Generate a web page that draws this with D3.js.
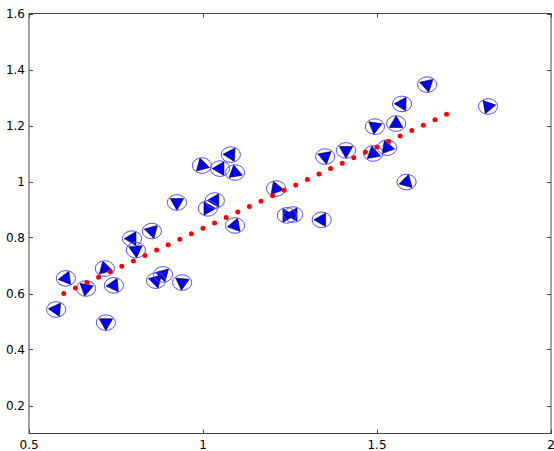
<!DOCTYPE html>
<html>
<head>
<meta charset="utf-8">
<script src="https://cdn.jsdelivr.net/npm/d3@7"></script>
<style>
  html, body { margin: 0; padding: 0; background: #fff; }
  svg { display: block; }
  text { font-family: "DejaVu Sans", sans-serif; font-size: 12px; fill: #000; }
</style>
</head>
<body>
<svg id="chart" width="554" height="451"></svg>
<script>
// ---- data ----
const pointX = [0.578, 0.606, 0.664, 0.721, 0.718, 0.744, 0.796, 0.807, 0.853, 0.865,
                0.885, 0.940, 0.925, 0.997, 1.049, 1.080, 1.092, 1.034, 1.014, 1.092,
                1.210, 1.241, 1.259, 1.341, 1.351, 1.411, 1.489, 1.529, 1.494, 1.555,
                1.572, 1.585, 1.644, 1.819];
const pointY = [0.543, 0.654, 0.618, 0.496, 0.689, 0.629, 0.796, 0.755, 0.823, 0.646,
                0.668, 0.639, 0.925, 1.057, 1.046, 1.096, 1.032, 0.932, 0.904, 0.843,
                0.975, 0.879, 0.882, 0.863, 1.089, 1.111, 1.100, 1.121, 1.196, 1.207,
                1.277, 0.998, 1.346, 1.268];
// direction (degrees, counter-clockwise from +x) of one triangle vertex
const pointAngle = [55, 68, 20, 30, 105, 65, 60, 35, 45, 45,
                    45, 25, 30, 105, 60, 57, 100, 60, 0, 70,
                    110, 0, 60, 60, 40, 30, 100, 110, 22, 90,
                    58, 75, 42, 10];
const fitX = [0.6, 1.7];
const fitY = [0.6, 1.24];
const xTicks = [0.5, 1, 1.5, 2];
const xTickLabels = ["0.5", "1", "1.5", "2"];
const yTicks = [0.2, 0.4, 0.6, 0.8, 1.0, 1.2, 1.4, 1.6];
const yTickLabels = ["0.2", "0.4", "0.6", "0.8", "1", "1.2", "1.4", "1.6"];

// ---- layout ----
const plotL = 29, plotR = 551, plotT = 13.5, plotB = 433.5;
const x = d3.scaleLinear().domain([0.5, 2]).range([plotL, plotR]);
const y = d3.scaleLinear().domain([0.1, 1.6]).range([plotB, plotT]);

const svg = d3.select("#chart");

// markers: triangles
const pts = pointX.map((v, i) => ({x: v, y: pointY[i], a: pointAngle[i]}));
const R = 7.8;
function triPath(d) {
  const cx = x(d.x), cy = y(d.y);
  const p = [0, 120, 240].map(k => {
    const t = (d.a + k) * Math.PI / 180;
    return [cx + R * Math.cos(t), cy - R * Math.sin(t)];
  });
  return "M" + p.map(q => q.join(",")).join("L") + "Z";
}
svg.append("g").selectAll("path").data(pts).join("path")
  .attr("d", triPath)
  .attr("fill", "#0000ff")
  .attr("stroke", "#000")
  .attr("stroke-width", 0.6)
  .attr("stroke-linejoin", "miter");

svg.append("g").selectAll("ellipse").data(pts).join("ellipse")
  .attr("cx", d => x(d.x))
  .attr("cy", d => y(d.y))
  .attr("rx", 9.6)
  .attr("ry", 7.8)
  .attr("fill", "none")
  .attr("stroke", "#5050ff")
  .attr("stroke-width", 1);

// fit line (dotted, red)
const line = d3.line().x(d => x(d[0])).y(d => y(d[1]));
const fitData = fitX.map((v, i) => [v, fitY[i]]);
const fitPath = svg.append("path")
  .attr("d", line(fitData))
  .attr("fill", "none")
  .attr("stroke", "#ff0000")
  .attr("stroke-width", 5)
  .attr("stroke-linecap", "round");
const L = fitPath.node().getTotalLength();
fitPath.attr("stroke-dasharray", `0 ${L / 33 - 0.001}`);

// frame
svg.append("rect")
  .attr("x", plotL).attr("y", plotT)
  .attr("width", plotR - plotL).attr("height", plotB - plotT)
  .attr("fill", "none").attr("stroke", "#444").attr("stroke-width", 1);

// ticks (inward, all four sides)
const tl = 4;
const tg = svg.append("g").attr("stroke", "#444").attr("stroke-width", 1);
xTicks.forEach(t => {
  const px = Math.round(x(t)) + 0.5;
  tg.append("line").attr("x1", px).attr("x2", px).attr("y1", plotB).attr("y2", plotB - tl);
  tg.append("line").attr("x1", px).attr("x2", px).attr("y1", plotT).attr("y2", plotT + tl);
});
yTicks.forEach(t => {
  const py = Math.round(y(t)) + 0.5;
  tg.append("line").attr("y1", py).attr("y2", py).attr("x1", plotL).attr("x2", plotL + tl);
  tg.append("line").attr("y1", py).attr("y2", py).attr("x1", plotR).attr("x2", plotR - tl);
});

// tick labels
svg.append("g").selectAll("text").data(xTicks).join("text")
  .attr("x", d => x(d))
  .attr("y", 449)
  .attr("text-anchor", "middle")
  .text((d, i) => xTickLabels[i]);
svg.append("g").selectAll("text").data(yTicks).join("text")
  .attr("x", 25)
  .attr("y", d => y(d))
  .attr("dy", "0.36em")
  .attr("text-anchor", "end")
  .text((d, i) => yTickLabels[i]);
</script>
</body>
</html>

═══

> [AIM OF THE TASK]: Without the pictures, transcribe the listing above exactly.

> [ANSWER]:
Generate a web page that draws this with D3.js.
<!DOCTYPE html>
<html>
<head>
<meta charset="utf-8">
<script src="https://cdn.jsdelivr.net/npm/d3@7"></script>
<style>
  html, body { margin: 0; padding: 0; background: #fff; }
  svg { display: block; }
  text { font-family: "DejaVu Sans", sans-serif; font-size: 12px; fill: #000; }
</style>
</head>
<body>
<svg id="chart" width="554" height="451"></svg>
<script>
// ---- data ----
const pointX = [0.578, 0.606, 0.664, 0.721, 0.718, 0.744, 0.796, 0.807, 0.853, 0.865,
                0.885, 0.940, 0.925, 0.997, 1.049, 1.080, 1.092, 1.034, 1.014, 1.092,
                1.210, 1.241, 1.259, 1.341, 1.351, 1.411, 1.489, 1.529, 1.494, 1.555,
                1.572, 1.585, 1.644, 1.819];
const pointY = [0.543, 0.654, 0.618, 0.496, 0.689, 0.629, 0.796, 0.755, 0.823, 0.646,
                0.668, 0.639, 0.925, 1.057, 1.046, 1.096, 1.032, 0.932, 0.904, 0.843,
                0.975, 0.879, 0.882, 0.863, 1.089, 1.111, 1.100, 1.121, 1.196, 1.207,
                1.277, 0.998, 1.346, 1.268];
// direction (degrees, counter-clockwise from +x) of one triangle vertex
const pointAngle = [55, 68, 20, 30, 105, 65, 60, 35, 45, 45,
                    45, 25, 30, 105, 60, 57, 100, 60, 0, 70,
                    110, 0, 60, 60, 40, 30, 100, 110, 22, 90,
                    58, 75, 42, 10];
const fitX = [0.6, 1.7];
const fitY = [0.6, 1.24];
const xTicks = [0.5, 1, 1.5, 2];
const xTickLabels = ["0.5", "1", "1.5", "2"];
const yTicks = [0.2, 0.4, 0.6, 0.8, 1.0, 1.2, 1.4, 1.6];
const yTickLabels = ["0.2", "0.4", "0.6", "0.8", "1", "1.2", "1.4", "1.6"];

// ---- layout ----
const plotL = 29, plotR = 551, plotT = 13.5, plotB = 433.5;
const x = d3.scaleLinear().domain([0.5, 2]).range([plotL, plotR]);
const y = d3.scaleLinear().domain([0.1, 1.6]).range([plotB, plotT]);

const svg = d3.select("#chart");

// markers: triangles
const pts = pointX.map((v, i) => ({x: v, y: pointY[i], a: pointAngle[i]}));
const R = 7.8;
function triPath(d) {
  const cx = x(d.x), cy = y(d.y);
  const p = [0, 120, 240].map(k => {
    const t = (d.a + k) * Math.PI / 180;
    return [cx + R * Math.cos(t), cy - R * Math.sin(t)];
  });
  return "M" + p.map(q => q.join(",")).join("L") + "Z";
}
svg.append("g").selectAll("path").data(pts).join("path")
  .attr("d", triPath)
  .attr("fill", "#0000ff")
  .attr("stroke", "#000")
  .attr("stroke-width", 0.6)
  .attr("stroke-linejoin", "miter");

svg.append("g").selectAll("ellipse").data(pts).join("ellipse")
  .attr("cx", d => x(d.x))
  .attr("cy", d => y(d.y))
  .attr("rx", 9.6)
  .attr("ry", 7.8)
  .attr("fill", "none")
  .attr("stroke", "#5050ff")
  .attr("stroke-width", 1);

// fit line (dotted, red)
const line = d3.line().x(d => x(d[0])).y(d => y(d[1]));
const fitData = fitX.map((v, i) => [v, fitY[i]]);
const fitPath = svg.append("path")
  .attr("d", line(fitData))
  .attr("fill", "none")
  .attr("stroke", "#ff0000")
  .attr("stroke-width", 5)
  .attr("stroke-linecap", "round");
const L = fitPath.node().getTotalLength();
fitPath.attr("stroke-dasharray", `0 ${L / 33 - 0.001}`);

// frame
svg.append("rect")
  .attr("x", plotL).attr("y", plotT)
  .attr("width", plotR - plotL).attr("height", plotB - plotT)
  .attr("fill", "none").attr("stroke", "#444").attr("stroke-width", 1);

// ticks (inward, all four sides)
const tl = 4;
const tg = svg.append("g").attr("stroke", "#444").attr("stroke-width", 1);
xTicks.forEach(t => {
  const px = Math.round(x(t)) + 0.5;
  tg.append("line").attr("x1", px).attr("x2", px).attr("y1", plotB).attr("y2", plotB - tl);
  tg.append("line").attr("x1", px).attr("x2", px).attr("y1", plotT).attr("y2", plotT + tl);
});
yTicks.forEach(t => {
  const py = Math.round(y(t)) + 0.5;
  tg.append("line").attr("y1", py).attr("y2", py).attr("x1", plotL).attr("x2", plotL + tl);
  tg.append("line").attr("y1", py).attr("y2", py).attr("x1", plotR).attr("x2", plotR - tl);
});

// tick labels
svg.append("g").selectAll("text").data(xTicks).join("text")
  .attr("x", d => x(d))
  .attr("y", 449)
  .attr("text-anchor", "middle")
  .text((d, i) => xTickLabels[i]);
svg.append("g").selectAll("text").data(yTicks).join("text")
  .attr("x", 25)
  .attr("y", d => y(d))
  .attr("dy", "0.36em")
  .attr("text-anchor", "end")
  .text((d, i) => yTickLabels[i]);
</script>
</body>
</html>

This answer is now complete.